AIM — Copy out each line of the listing that has the word "chart" in it.
----
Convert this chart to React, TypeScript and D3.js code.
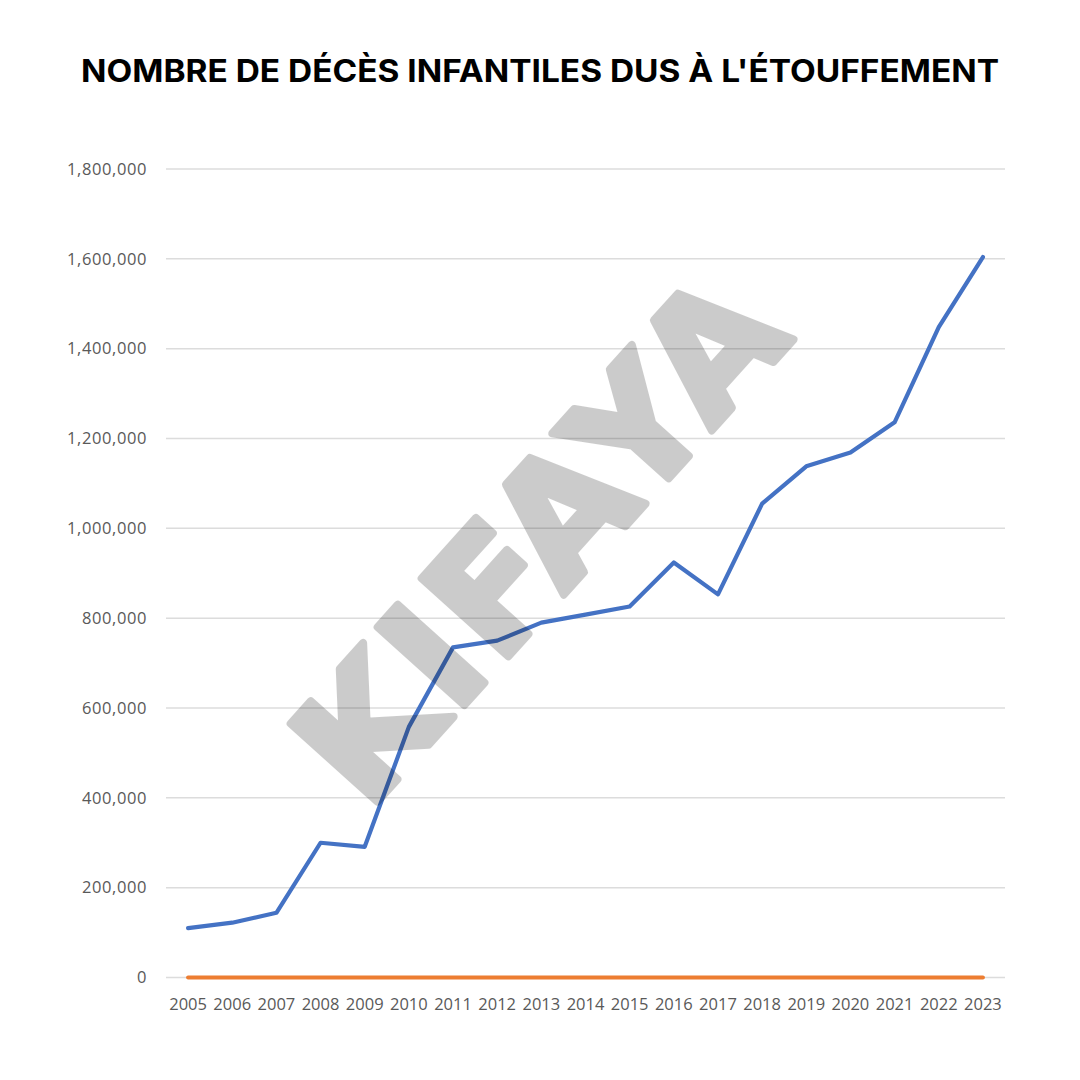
import { useEffect, useRef } from 'react';
import * as d3 from 'd3';

const years = [
	'2005', '2006', '2007', '2008', '2009', '2010', '2011', '2012', '2013', '2014',
	'2015', '2016', '2017', '2018', '2019', '2020', '2021', '2022', '2023',
];

// blue series
const deaths = [
	110000, 122000, 144000, 300000, 291000, 558000, 735000, 750000, 790000, 808000,
	826000, 924000, 853000, 1055000, 1138000, 1169000, 1236000, 1448000, 1604000,
];

// orange series (flat at zero)
const secondSeries = [0, 0, 0, 0, 0, 0, 0, 0, 0, 0, 0, 0, 0, 0, 0, 0, 0, 0, 0];

const yTicks = [0, 200000, 400000, 600000, 800000, 1000000, 1200000, 1400000, 1600000, 1800000];

const title = "NOMBRE DE DÉCÈS INFANTILES DUS À L'ÉTOUFFEMENT";
const watermark = 'KIFAYA';

const W = 1080;
const H = 1080;

export default function App() {
	const svgRef = useRef<SVGSVGElement>(null);

	useEffect(() => {
		if (!svgRef.current) return;
		const svg = d3.select(svgRef.current);
		svg.selectAll('*').remove();

		const left = 166;
		const right = 1005;
		const top = 169;
		const bottom = 977.5;

		const x = d3.scaleBand<string>().domain(years).range([left, right]);
		const y = d3.scaleLinear().domain([0, 1800000]).range([bottom, top]);
		const cx = (d: string) => (x(d) ?? 0) + x.bandwidth() / 2;

		svg.append('rect').attr('width', W).attr('height', H).attr('fill', '#ffffff');

		// title
		svg
			.append('text')
			.attr('x', W / 2)
			.attr('y', 82)
			.attr('text-anchor', 'middle')
			.attr('font-family', 'Inter, Roboto, sans-serif')
			.attr('font-weight', 700)
			.attr('font-size', 31)
			.attr('fill', '#000000')
			.attr('textLength', 918)
			.attr('lengthAdjust', 'spacingAndGlyphs')
			.text(title);

		// gridlines
		svg
			.append('g')
			.selectAll('line')
			.data(yTicks)
			.enter()
			.append('line')
			.attr('x1', left)
			.attr('x2', right)
			.attr('y1', (d) => y(d))
			.attr('y2', (d) => y(d))
			.attr('stroke', '#dcdcdc')
			.attr('stroke-width', 1.5);

		// y labels
		svg
			.append('g')
			.selectAll('text')
			.data(yTicks)
			.enter()
			.append('text')
			.attr('x', 147)
			.attr('y', (d) => y(d))
			.attr('dy', '0.35em')
			.attr('text-anchor', 'end')
			.attr('font-family', '"Open Sans", sans-serif')
			.attr('font-size', 16.5)
			.attr('letter-spacing', 0.6)
			.attr('fill', '#595959')
			.text((d) => d3.format(',')(d));

		// x labels
		svg
			.append('g')
			.selectAll('text')
			.data(years)
			.enter()
			.append('text')
			.attr('x', (d) => cx(d))
			.attr('y', 1010)
			.attr('text-anchor', 'middle')
			.attr('font-family', '"Open Sans", sans-serif')
			.attr('font-size', 16.5)
			.attr('fill', '#595959')
			.text((d) => d);

		const line = d3
			.line<number>()
			.x((_, i) => cx(years[i]))
			.y((d) => y(d));

		svg
			.append('path')
			.datum(secondSeries)
			.attr('d', line)
			.attr('fill', 'none')
			.attr('stroke', '#ED7D31')
			.attr('stroke-width', 4)
			.attr('stroke-linecap', 'round');

		svg
			.append('path')
			.datum(deaths)
			.attr('d', line)
			.attr('fill', 'none')
			.attr('stroke', '#4472C4')
			.attr('stroke-width', 4.2)
			.attr('stroke-linejoin', 'round')
			.attr('stroke-linecap', 'round');

		// watermark over the chart, group opacity so the rounded stroke doesn't double up
		svg
			.append('g')
			.attr('opacity', 0.2)
			.append('text')
			.attr('transform', 'translate(540,535) rotate(-48)')
			.attr('text-anchor', 'middle')
			.attr('dy', '0.36em')
			.attr('font-family', '"DejaVu Sans", sans-serif')
			.attr('font-weight', 700)
			.attr('font-size', 160)
			.attr('letter-spacing', 6)
			.attr('fill', '#000000')
			.attr('stroke', '#000000')
			.attr('stroke-width', 8)
			.attr('stroke-linejoin', 'round')
			.text(watermark);
	}, []);

	return (
		<div style={{ position: 'absolute', left: 0, top: 0 }}>
			<svg ref={svgRef} width={W} height={H} style={{ display: 'block' }}></svg>
		</div>
	);
}
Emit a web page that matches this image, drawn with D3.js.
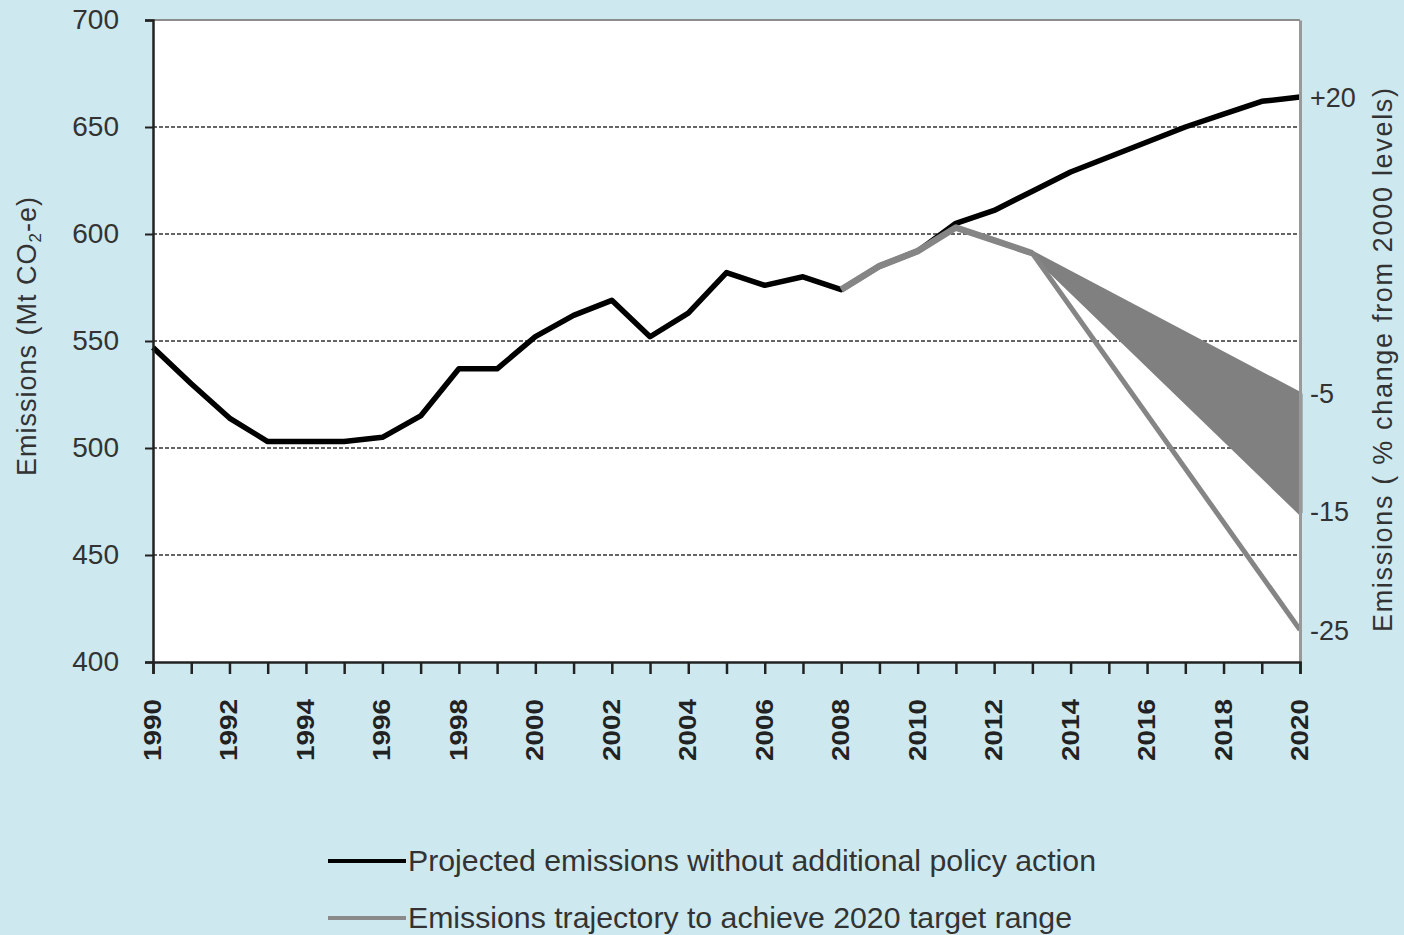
<!DOCTYPE html>
<html>
<head>
<meta charset="utf-8">
<script src="https://cdn.jsdelivr.net/npm/d3@7"></script>
<style>
  html, body { margin: 0; padding: 0; background: #cde9ef; }
  svg { display: block; }
</style>
</head>
<body>
<div id="chart"></div>
<script>
// emissions (Mt CO2-e) without additional policy action, one per year 1990..2020
const years = d3.range(1990, 2021);
const projectedVals = [547, 530, 514, 503, 503, 503, 505, 515, 537, 537, 552, 562, 569, 552, 563,
  582, 576, 580, 574, 585, 592, 605, 611, 620, 629, 636, 643, 650, 656, 662, 664];

// trajectory to target
const trajYears = [2008, 2009, 2010, 2011, 2012, 2013];
const trajVals = [574, 585, 592, 603, 597, 591];
// target end points (2013 -> 2020)
const fanYears = [2013, 2020];
const fanUpper = [591, 525];   // -5%
const fanLower = [591, 470];   // -15%
const deepLine = [591, 415];   // -25%

const leftTicks = [400, 450, 500, 550, 600, 650, 700];
const rightTicks = [20, -5, -15, -25];
const base2000 = 553;

const legendItems = [
  { label: "Projected emissions without additional policy action", color: "#000" },
  { label: "Emissions trajectory to achieve 2020 target range", color: "#8a8a8a" }
];

const W = 1404, H = 935;
const mLeft = 153, mRight = 1300, mTop = 20, mBottom = 662;

const svg = d3.select("#chart").append("svg")
  .attr("width", W).attr("height", H);

svg.append("rect").attr("width", W).attr("height", H).attr("fill", "#cde9ef");
svg.append("rect").attr("x", mLeft).attr("y", mTop)
  .attr("width", mRight - mLeft).attr("height", mBottom - mTop).attr("fill", "#fff");

const x = d3.scaleLinear().domain([1990, 2020]).range([mLeft, mRight]);
const y = d3.scaleLinear().domain([400, 700]).range([mBottom, mTop]);
const yPct = d3.scaleLinear()
  .domain([(400 / base2000 - 1) * 100, (700 / base2000 - 1) * 100])
  .range([mBottom, mTop]);

// gridlines
svg.append("g").selectAll("line")
  .data(leftTicks.filter(d => d > 400 && d < 700))
  .join("line")
    .attr("x1", mLeft).attr("x2", mRight)
    .attr("y1", d => y(d)).attr("y2", d => y(d))
    .attr("stroke", "#333").attr("stroke-width", 1.5)
    .attr("stroke-dasharray", "4,2");

// top border
svg.append("line").attr("x1", mLeft).attr("x2", mRight).attr("y1", mTop).attr("y2", mTop)
  .attr("stroke", "#8c8c8c").attr("stroke-width", 2);

const line = d3.line().x(d => x(d[0])).y(d => y(d[1]));

// black projection
svg.append("path")
  .datum(years.map((yr, i) => [yr, projectedVals[i]]))
  .attr("d", line)
  .attr("fill", "none").attr("stroke", "#000").attr("stroke-width", 5.5)
  .attr("stroke-linejoin", "round");

// fan
const area = d3.area()
  .x(d => x(d[0])).y0(d => y(d[1])).y1(d => y(d[2]));
svg.append("path")
  .datum(fanYears.map((yr, i) => [yr, fanUpper[i], fanLower[i]]))
  .attr("d", area)
  .attr("fill", "#808080").attr("stroke", "#808080").attr("stroke-width", 5)
  .attr("stroke-linejoin", "round");

svg.append("path")
  .datum(fanYears.map((yr, i) => [yr, deepLine[i]]))
  .attr("d", line)
  .attr("fill", "none").attr("stroke", "#858585").attr("stroke-width", 5);

svg.append("path")
  .datum(trajYears.map((yr, i) => [yr, trajVals[i]]))
  .attr("d", line)
  .attr("fill", "none").attr("stroke", "#858585").attr("stroke-width", 6.5)
  .attr("stroke-linejoin", "round");

// left axis
const gy = svg.append("g").attr("transform", `translate(${mLeft},0)`)
  .call(d3.axisLeft(y).tickValues(leftTicks).tickSize(8).tickPadding(26));
gy.select(".domain").attr("stroke", "#222").attr("stroke-width", 2.5);
gy.selectAll(".tick line").attr("stroke", "#222").attr("stroke-width", 2);
gy.selectAll("text")
  .attr("font-family", "Liberation Sans, Arial, sans-serif")
  .attr("font-size", 28).attr("fill", "#333");

// right axis
const gr = svg.append("g").attr("transform", `translate(${mRight},0)`)
  .call(d3.axisRight(yPct).tickValues(rightTicks).tickSize(0).tickPadding(10)
    .tickFormat(d => d > 0 ? "+" + d : d));
gr.select(".domain").attr("stroke", "#999").attr("stroke-width", 3);
gr.selectAll("text")
  .attr("font-family", "Liberation Sans, Arial, sans-serif")
  .attr("font-size", 27).attr("fill", "#333");

// bottom axis
const gx = svg.append("g").attr("transform", `translate(0,${mBottom})`)
  .call(d3.axisBottom(x).ticks(30).tickSize(12).tickFormat(""));
gx.select(".domain").attr("stroke", "#222").attr("stroke-width", 2.5);
gx.selectAll(".tick line").attr("stroke", "#222").attr("stroke-width", 2.5);

svg.append("g").selectAll("text")
  .data(years.filter(d => d % 2 === 0))
  .join("text")
    .attr("transform", d => `translate(${x(d) + 8},730) rotate(-90)`)
    .attr("text-anchor", "middle")
    .attr("font-family", "Liberation Sans, Arial, sans-serif")
    .attr("font-weight", "bold")
    .attr("font-size", 23).attr("fill", "#222")
    .attr("textLength", 62).attr("lengthAdjust", "spacingAndGlyphs")
    .text(d => d);

// axis titles
const yt = svg.append("text")
  .attr("transform", "translate(36,336) rotate(-90)")
  .attr("text-anchor", "middle")
  .attr("font-family", "Liberation Sans, Arial, sans-serif")
  .attr("font-size", 27).attr("fill", "#333")
  .attr("letter-spacing", 1);
yt.append("tspan").text("Emissions (Mt CO");
yt.append("tspan").attr("font-size", 17).attr("dy", 5).text("2");
yt.append("tspan").attr("dy", -5).text("-e)");

svg.append("text")
  .attr("transform", "translate(1392,360) rotate(-90)")
  .attr("text-anchor", "middle")
  .attr("font-family", "Liberation Sans, Arial, sans-serif")
  .attr("font-size", 27).attr("fill", "#333")
  .attr("textLength", 544).attr("lengthAdjust", "spacing")
  .text("Emissions ( % change from 2000 levels)");

// legend
const lg = svg.append("g").selectAll("g")
  .data(legendItems)
  .join("g")
    .attr("transform", (d, i) => `translate(328,${861 + i * 57})`);
lg.append("line").attr("x1", 0).attr("x2", 78)
  .attr("stroke", d => d.color).attr("stroke-width", 4);
lg.append("text")
  .attr("x", 80).attr("dy", "0.35em")
  .attr("font-family", "Liberation Sans Narrow, Liberation Sans, Arial, sans-serif")
  .attr("font-size", 29).attr("fill", "#333")
  .attr("textLength", (d, i) => i === 0 ? 688 : 664)
  .attr("lengthAdjust", "spacingAndGlyphs")
  .text(d => d.label);
</script>
</body>
</html>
----
FULL ANSWER —
Convert this chart to React, TypeScript and D3.js code.
		// watermark over the chart, group opacity so the rounded stroke doesn't double up
<div id="chart"></div>
const svg = d3.select("#chart").append("svg")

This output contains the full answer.